Dambadeniya’s diplomatic positioning is equally notable. Parakramabahu II pursued a flexible policy of engagement with South Indian polities, especially the Pandya kingdom, utilising both epistolary diplomacy and military action when necessary. These interactions reflect not a diminished polity, but one acutely aware of its diminished material base and acting accordingly (Rathnayake, 2024a). Unlike the centralised imperial ambition of Polonnaruwa, Dambadeniya’s model of governance was pragmatic, locally grounded, and regionally attuned.
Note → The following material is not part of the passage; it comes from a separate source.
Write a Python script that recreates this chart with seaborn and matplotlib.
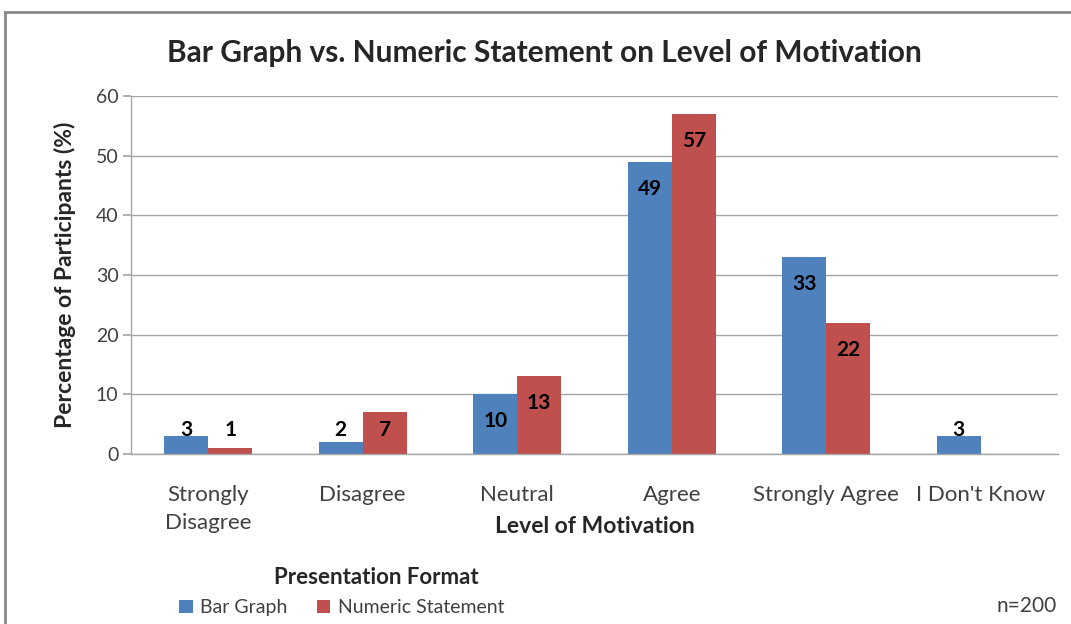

The material footprint of Dambadeniya is modest and therein lies much of its interpretive neglect.
Absent are the monumental tanks and sprawling monastic complexes of its predecessors. What remains are the outlines of a palace, fragments of inscriptions, and traces of a once-enshrined Tooth Relic. These architectural absences, however, should not be mistaken for political insignificance. Rather, they indicate a kingdom that operated on principles of restoration and custodianship, not expansion or display (Strickland, 2011).
Indeed, Dambadeniya’s very ephemerality offers a lens through which to reconsider the nature of capital formation in medieval Sri Lanka. Its importance lies not in its physical legacy, but in its institutional continuity, its ability to bridge the collapse of the hydraulic civilisation with the gradual emergence of smaller, regional polities such as Yapahuwa, Kurunegala, and eventually Kandy. To cast Dambadeniya as ‘forgotten’ is perhaps less an indictment of modern memory than a reflection of historiographic selectivity. National histories often privilege visibility, ruins that awe, battles that inspire, and reigns that transform. Dambadeniya does none of these. Instead, it sustained. It held the line when the state was fraying. It reaffirmed the relationship between Buddhism and sovereignty when both were in doubt. And in doing so, it provided the connective tissue without which later political revivals would have foundered.
As we continue to explore our past not merely as a sequence of empires but lend individual gravitas to specific periods and communities, Dambadeniya demands recognition, not as a failed capital, but as a crucible of resilience. We often ask: Why do we remember some kingdoms and forget others? Perhaps the answer lies not in what was built, but in what was saved. Dambadeniya saved continuity. It stood against historical erasure. And in doing so, it allowed for the future kingdoms to rise upon a stable, albeit narrow, foundation. To remember Dambadeniya is not just to revisit a hilltop kingdom; it is to acknowledge that history’s true labours often happen in the margins, in periods of quiet recovery. And perhaps therein lies the most valuable lesson: not all historical worth is monumental. Some of it is transitional. Some of it is tender. And some, like Dambadeniya itself, is quietly dignified.